Alejandro Zambra: Ways Of Going Home

Alejandro Zambra: Ways Of Going Home

For a writer who attacks his subject matter from so many angles, Chilean author Alejandro Zambra is oddly concerned with truths that can’t be expressed in literary prose. The unnamed protagonist of his third novel, Ways Of Going Home—a writer born in the same year as Zambra, and with a similar biography—spends much of his time trying and failing to write poetry. His father is reticent and emotionally withdrawn, a trait the narrator finds fascinating, but repulsive.

The first and third parts of the novel, structured as excepts from another novel written by the narrator, and presenting a fictionalized version of a fictional character’s life, are indicative of Zambra’s oblique approach to storytelling. The rest of Ways Of Going Home settles in for a slowly paced rumination on the narrator’s adult relationships with his parents and his ex-wife, Eme. The “fictional” portions focus on Claudia, a girl the narrator of the novel-within-a-novel spied for as a child, and whose reentrance into his life drives most of the novel’s scant plot.
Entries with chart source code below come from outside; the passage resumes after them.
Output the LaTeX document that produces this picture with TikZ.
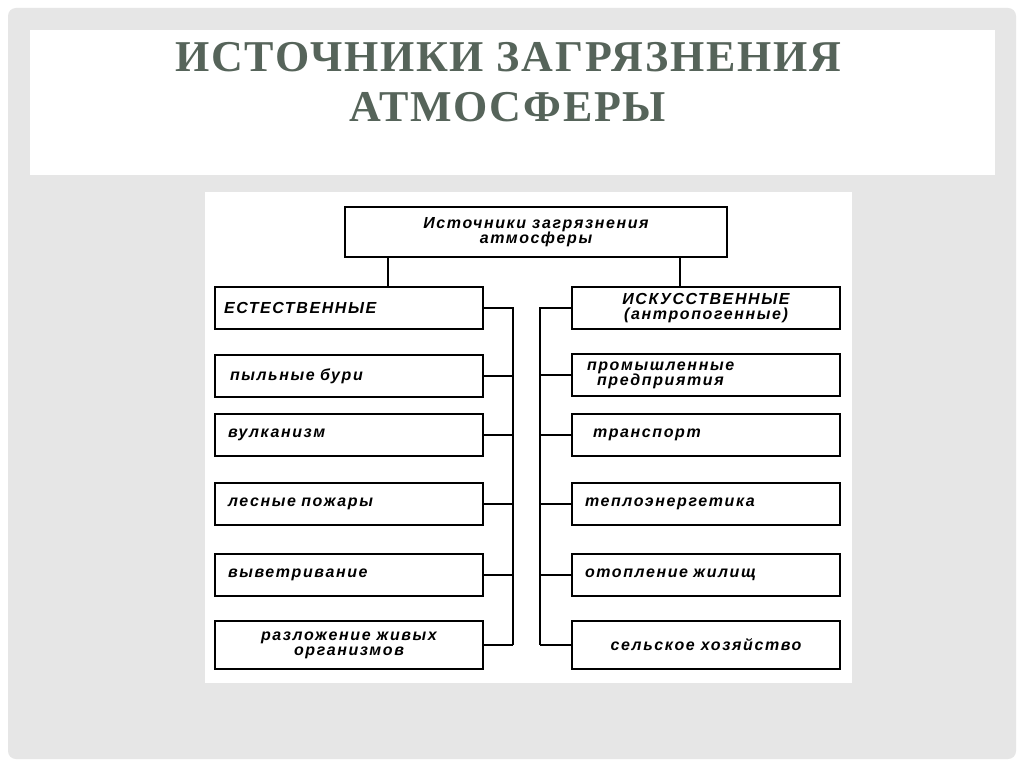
\documentclass[tikz,border=0pt]{standalone}
\usepackage{fontspec}
\setmainfont{Liberation Serif}
\newfontfamily\titlefont[LetterSpace=4]{Liberation Serif}
\newfontfamily\boxfont[LetterSpace=10]{Liberation Sans}
\definecolor{slidebg}{HTML}{E6E6E6}
\definecolor{titlecol}{HTML}{56645A}
\tikzset{
  srcbox/.style={draw, line width=1.6pt, minimum width=268pt, minimum height=42pt, inner sep=2pt,
    font=\boxfont\bfseries\itshape\fontsize{16}{15}\selectfont},
  leftbox/.style={srcbox, text width=250pt, align=left},
  topbox/.style={srcbox, minimum width=382pt, minimum height=50pt, line width=2.2pt, align=center},
  link/.style={line width=1.4pt}
}
\begin{document}
\begin{tikzpicture}[x=1pt,y=-1pt]
\useasboundingbox (0,0) rectangle (1024,767);
\fill[white] (0,0) rectangle (1024,767);
\fill[slidebg, rounded corners=8pt] (8,8) rectangle (1016,759);
\fill[white] (30,30) rectangle (995,175);
\node[text=titlecol, font=\titlefont\bfseries\fontsize{44}{50}\selectfont, align=center] (title) at (508,82)
  {ИСТОЧНИКИ ЗАГРЯЗНЕНИЯ\\АТМОСФЕРЫ};
\fill[white] (205,192) rectangle (852,683);
% top
\node[topbox] (root) at (536,232) {Источники загрязнения\\атмосферы};
% headers
\node[leftbox] (nat) at (349,308) {ЕСТЕСТВЕННЫЕ};
\node[srcbox, align=center] (art) at (706,308) {ИСКУССТВЕННЫЕ\\(антропогенные)};
% natural sources
\node[leftbox] (n1) at (349,376) {\hspace*{6pt}пыльные бури};
\node[leftbox] (n2) at (349,435) {\hspace*{4pt}вулканизм};
\node[leftbox] (n3) at (349,504) {\hspace*{4pt}лесные пожары};
\node[leftbox] (n4) at (349,575) {\hspace*{4pt}выветривание};
\node[srcbox, minimum height=48pt, align=center] (n5) at (349,645) {разложение живых\\организмов};
% artificial sources
\node[leftbox] (a1) at (706,375) {\hspace*{6pt}промышленные\\\hspace*{16pt}предприятия};
\node[leftbox] (a2) at (706,435) {\hspace*{12pt}транспорт};
\node[leftbox] (a3) at (706,504) {\hspace*{4pt}теплоэнергетика};
\node[leftbox] (a4) at (706,575) {\hspace*{4pt}отопление жилищ};
\node[srcbox, minimum height=48pt, align=center] (a5) at (706,645) {сельское хозяйство};
% connectors
\coordinate (nbus) at (513,308);
\coordinate (abus) at (540,308);
\draw[link] (root.south -| 388,0) -- (nat.north -| 388,0);
\draw[link] (root.south -| 680,0) -- (art.north -| 680,0);
\draw[link] (nat.east) -- (nbus) -- (nbus |- n5.east);
\draw[link] (art.west) -- (abus) -- (abus |- a5.west);
\foreach \n in {n1,n2,n3,n4,n5} \draw[link] (\n.east) -- (nbus |- \n.east);
\foreach \n in {a1,a2,a3,a4,a5} \draw[link] (\n.west) -- (abus |- \n.west);
\end{tikzpicture}
\end{document}
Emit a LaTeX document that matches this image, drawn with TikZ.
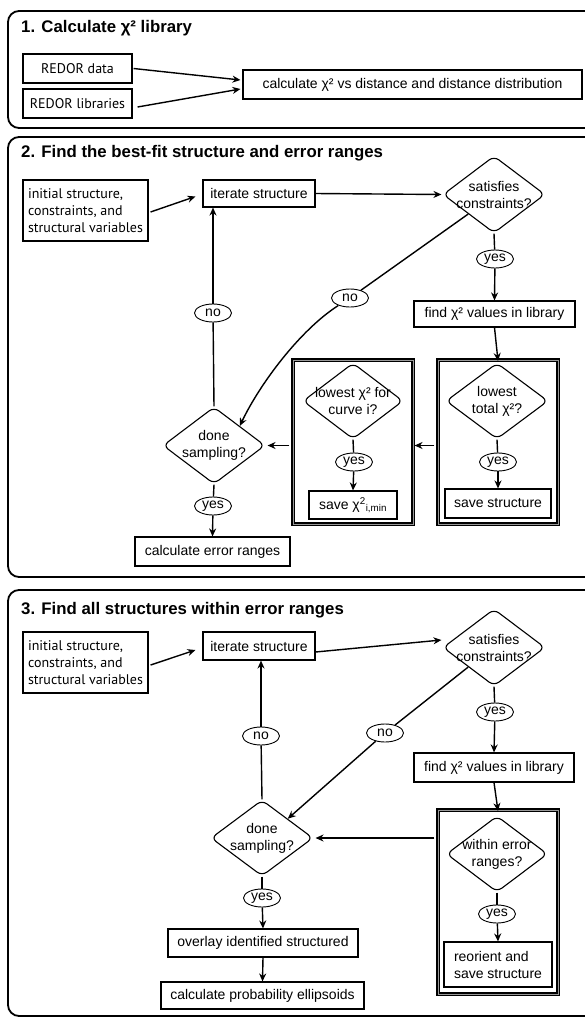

Without a strong plot, Zambra’s writing thrives in the details of the narrator’s day-to-day life, painting a picture of his passive, wistful protagonist. Zambra spends pages on describing everything from the late-night writing process to liaisons with Claudia. Tangents like a vivid, specific account of the narrator’s original encounter with Madame Bovary as a schoolboy become increasingly important to understanding Zambra’s digressive style, which refuses to leave any potentially interesting subject unexamined. But in some cases, Zambra appears blinded to common sense—in one particularly egregious paragraph, the narrator expresses deep-seated resentment about coming from a family with no dead relatives, with only the slightest hint of irony.

Several of the nostalgic, adrift people who populate Ways Of Going Home explicitly say they want to be characters in somebody else’s novel. The narrator considers himself a secondary character in the story of his parents, who spent his childhood dealing with the Pinochet regime. That sentiment is bound up in a set of complex emotions that, like everything else, Zambra communicates well. But the device of using fictional characters to explore what would make real people want to be fictional characters becomes dulled and increasingly pretentious with repetition. Every interesting idea is pored over from all possible angles, often unnecessarily. The use of so many perspectives almost guarantees at least one of them will turn off a given reader.

Zambra’s history as a poet places the rest of his prose in a much more illuminating light. His acclaimed first novel, Bonsai, reportedly began as a collection of poetry that morphed into a novel, albeit one only 95 pages long. The nonlinear, kaleidoscopic quality of Ways Of Going Home seems like an attempt to translate the unique virtues of poetry into prose, a challenge Zambra doesn’t quite meet. Bonsai was hailed as “a kind of bloodletting” of Chilean literature, but at 50 pages longer than Bonsai, much of Ways Of Going Home collapses under its own weight.